**Exercise brief**
Find, in the records below, the line that contains "Give me the TikZ source for this diagram." and the line that contains "(0,0) rectangle (328,339);". Copy those two lines and everything between them exactly, but not the pictures.

····················

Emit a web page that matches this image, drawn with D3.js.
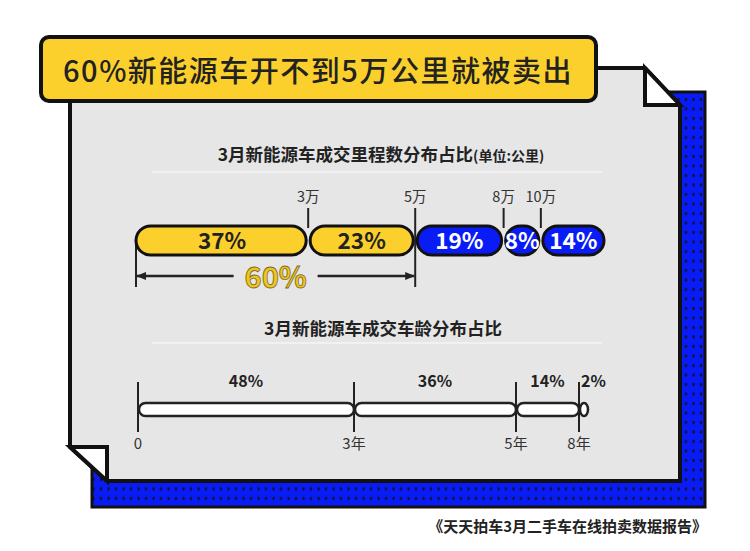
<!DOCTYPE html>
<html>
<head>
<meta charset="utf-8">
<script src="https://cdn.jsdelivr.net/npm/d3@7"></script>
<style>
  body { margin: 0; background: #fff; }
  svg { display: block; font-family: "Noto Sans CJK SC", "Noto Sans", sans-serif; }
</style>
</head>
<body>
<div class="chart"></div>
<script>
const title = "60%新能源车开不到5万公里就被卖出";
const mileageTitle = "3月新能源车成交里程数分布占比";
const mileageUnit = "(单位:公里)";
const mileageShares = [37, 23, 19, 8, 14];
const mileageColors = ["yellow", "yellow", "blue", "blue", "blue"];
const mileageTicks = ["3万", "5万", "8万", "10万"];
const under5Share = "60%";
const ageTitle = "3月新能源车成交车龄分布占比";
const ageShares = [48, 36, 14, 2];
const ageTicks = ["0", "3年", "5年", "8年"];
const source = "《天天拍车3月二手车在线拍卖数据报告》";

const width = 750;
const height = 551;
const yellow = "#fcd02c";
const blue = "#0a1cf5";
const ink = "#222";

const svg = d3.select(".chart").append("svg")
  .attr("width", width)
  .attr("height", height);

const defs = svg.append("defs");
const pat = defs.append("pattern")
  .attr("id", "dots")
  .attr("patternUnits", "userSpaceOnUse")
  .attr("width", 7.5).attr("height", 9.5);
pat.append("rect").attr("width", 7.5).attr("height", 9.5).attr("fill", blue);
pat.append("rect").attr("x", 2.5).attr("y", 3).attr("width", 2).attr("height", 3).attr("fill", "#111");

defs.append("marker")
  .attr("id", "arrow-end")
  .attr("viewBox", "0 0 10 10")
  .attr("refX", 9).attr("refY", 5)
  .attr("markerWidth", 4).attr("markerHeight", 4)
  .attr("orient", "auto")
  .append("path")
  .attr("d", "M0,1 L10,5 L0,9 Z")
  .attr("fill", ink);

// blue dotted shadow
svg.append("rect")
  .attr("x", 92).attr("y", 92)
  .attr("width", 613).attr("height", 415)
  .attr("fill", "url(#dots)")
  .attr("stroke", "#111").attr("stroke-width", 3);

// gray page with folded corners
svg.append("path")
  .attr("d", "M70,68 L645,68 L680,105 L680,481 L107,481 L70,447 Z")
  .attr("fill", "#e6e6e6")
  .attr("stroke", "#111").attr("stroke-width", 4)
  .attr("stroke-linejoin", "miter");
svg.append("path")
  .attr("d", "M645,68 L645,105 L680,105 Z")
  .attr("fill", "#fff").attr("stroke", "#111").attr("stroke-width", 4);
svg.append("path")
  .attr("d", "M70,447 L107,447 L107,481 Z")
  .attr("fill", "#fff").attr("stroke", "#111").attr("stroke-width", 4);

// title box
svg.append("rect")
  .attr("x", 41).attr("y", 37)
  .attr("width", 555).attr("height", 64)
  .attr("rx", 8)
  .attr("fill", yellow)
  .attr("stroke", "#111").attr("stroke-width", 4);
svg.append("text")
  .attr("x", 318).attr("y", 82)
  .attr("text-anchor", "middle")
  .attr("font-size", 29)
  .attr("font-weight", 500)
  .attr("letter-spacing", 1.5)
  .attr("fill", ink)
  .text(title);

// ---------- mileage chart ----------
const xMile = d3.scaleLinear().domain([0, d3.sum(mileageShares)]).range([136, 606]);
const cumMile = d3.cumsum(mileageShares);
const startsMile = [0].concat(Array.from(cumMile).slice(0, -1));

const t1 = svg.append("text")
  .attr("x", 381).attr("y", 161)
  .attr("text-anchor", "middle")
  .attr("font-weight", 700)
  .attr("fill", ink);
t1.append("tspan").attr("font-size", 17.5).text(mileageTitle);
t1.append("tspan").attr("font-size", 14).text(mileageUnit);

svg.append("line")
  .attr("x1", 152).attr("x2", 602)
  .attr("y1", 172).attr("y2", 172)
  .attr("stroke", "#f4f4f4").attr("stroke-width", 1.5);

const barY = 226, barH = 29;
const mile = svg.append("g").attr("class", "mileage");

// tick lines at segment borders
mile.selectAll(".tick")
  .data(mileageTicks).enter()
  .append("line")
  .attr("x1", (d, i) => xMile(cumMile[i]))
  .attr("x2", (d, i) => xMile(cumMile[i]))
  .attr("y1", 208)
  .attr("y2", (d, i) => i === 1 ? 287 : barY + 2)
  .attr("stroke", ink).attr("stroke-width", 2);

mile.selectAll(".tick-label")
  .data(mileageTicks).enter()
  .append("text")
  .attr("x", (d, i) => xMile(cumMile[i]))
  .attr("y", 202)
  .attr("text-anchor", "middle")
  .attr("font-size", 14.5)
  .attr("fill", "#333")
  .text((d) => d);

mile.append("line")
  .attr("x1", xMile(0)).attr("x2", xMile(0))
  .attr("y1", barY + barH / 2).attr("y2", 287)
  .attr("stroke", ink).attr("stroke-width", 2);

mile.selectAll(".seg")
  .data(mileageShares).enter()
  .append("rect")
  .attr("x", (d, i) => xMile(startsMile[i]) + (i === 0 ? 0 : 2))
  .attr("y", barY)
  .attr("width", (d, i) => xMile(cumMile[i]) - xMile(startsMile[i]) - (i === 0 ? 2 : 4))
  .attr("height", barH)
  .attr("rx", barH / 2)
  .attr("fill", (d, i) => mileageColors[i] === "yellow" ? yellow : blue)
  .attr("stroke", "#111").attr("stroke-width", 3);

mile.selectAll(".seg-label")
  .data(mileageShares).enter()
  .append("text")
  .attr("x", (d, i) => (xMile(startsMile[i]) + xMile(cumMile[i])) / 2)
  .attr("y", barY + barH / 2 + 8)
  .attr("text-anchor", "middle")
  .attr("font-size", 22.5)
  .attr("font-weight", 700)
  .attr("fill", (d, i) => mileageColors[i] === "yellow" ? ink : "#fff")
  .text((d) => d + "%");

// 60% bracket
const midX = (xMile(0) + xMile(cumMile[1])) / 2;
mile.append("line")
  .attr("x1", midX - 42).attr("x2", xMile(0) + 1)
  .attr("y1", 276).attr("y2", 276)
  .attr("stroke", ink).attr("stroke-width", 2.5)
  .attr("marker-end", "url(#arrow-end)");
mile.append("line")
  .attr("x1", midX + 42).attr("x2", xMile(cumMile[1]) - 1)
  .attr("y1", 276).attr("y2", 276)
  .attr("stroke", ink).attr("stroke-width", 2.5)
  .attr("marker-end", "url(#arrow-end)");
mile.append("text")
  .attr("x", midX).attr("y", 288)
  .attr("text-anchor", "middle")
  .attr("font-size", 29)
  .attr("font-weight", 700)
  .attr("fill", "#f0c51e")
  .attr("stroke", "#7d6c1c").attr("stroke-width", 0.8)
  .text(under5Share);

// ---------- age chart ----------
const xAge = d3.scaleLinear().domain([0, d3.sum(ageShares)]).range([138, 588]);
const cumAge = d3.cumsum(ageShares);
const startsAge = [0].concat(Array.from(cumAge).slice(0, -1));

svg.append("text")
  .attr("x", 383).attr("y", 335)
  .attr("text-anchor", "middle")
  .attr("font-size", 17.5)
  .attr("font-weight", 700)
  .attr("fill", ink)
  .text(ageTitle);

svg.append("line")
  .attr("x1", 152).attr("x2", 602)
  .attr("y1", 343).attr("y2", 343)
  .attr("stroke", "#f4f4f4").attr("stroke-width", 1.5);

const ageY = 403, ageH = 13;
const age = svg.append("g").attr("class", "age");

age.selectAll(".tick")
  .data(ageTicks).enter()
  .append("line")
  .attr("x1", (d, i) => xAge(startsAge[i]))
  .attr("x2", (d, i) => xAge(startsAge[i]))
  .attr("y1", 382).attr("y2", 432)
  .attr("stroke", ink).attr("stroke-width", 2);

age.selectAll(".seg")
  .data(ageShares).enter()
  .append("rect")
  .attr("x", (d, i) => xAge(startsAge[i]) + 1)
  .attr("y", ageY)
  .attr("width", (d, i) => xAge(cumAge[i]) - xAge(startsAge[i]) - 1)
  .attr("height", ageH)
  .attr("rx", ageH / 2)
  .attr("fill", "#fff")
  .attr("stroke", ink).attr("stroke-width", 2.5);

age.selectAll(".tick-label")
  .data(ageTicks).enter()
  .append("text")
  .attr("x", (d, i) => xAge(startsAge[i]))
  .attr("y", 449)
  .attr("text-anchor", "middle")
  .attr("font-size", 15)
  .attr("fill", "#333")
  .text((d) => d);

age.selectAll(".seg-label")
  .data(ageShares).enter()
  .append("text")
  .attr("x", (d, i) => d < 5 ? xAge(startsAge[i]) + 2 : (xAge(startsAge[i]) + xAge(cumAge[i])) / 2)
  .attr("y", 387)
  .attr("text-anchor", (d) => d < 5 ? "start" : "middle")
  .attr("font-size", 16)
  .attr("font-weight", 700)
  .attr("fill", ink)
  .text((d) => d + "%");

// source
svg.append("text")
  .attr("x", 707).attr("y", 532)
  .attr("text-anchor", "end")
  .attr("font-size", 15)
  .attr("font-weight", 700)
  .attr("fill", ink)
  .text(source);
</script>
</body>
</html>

····················

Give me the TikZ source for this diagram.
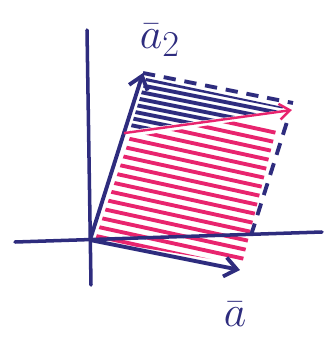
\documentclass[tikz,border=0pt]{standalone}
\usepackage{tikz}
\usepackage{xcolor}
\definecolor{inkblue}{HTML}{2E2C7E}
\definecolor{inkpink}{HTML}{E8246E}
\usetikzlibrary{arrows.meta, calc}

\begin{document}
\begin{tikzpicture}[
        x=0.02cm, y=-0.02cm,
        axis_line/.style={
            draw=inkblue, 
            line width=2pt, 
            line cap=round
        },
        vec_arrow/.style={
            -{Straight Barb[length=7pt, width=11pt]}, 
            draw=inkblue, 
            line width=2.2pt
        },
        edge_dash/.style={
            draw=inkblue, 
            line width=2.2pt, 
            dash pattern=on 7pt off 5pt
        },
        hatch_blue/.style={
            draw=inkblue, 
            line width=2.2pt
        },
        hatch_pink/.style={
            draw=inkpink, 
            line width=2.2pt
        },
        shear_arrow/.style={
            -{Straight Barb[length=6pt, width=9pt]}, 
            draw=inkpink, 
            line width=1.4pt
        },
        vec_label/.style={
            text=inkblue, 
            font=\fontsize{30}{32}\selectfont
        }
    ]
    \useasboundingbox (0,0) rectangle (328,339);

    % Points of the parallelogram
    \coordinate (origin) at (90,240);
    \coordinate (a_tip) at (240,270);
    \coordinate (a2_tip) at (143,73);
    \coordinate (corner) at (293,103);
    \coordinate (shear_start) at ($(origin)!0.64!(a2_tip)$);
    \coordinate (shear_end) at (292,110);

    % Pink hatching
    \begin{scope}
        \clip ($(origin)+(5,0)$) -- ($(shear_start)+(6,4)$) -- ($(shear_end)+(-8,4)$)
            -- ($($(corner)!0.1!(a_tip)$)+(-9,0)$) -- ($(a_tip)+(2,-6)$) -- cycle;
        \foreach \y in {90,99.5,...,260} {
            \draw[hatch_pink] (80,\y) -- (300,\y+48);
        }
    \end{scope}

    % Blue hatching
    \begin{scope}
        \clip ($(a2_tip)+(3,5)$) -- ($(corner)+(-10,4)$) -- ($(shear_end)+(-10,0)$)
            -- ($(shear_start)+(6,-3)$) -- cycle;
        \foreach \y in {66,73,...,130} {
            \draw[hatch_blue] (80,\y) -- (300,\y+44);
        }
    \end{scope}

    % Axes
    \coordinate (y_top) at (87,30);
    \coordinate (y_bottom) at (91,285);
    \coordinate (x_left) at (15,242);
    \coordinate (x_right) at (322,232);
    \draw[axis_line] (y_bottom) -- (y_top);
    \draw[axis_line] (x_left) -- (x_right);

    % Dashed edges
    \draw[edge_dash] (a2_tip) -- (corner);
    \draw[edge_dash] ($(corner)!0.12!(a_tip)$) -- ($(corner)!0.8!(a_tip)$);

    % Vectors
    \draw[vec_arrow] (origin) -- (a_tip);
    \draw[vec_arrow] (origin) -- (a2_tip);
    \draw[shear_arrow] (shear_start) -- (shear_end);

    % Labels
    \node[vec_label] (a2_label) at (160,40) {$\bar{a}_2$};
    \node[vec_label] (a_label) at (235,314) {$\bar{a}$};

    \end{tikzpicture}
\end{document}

····················

**Exercise result**
Give me the TikZ source for this diagram.
\documentclass[tikz,border=0pt]{standalone}
\usepackage{tikz}
\usepackage{xcolor}
\definecolor{inkblue}{HTML}{2E2C7E}
\definecolor{inkpink}{HTML}{E8246E}
\usetikzlibrary{arrows.meta, calc}

\begin{document}
\begin{tikzpicture}[
        x=0.02cm, y=-0.02cm,
        axis_line/.style={
            draw=inkblue, 
            line width=2pt, 
            line cap=round
        },
        vec_arrow/.style={
            -{Straight Barb[length=7pt, width=11pt]}, 
            draw=inkblue, 
            line width=2.2pt
        },
        edge_dash/.style={
            draw=inkblue, 
            line width=2.2pt, 
            dash pattern=on 7pt off 5pt
        },
        hatch_blue/.style={
            draw=inkblue, 
            line width=2.2pt
        },
        hatch_pink/.style={
            draw=inkpink, 
            line width=2.2pt
        },
        shear_arrow/.style={
            -{Straight Barb[length=6pt, width=9pt]}, 
            draw=inkpink, 
            line width=1.4pt
        },
        vec_label/.style={
            text=inkblue, 
            font=\fontsize{30}{32}\selectfont
        }
    ]
    \useasboundingbox (0,0) rectangle (328,339);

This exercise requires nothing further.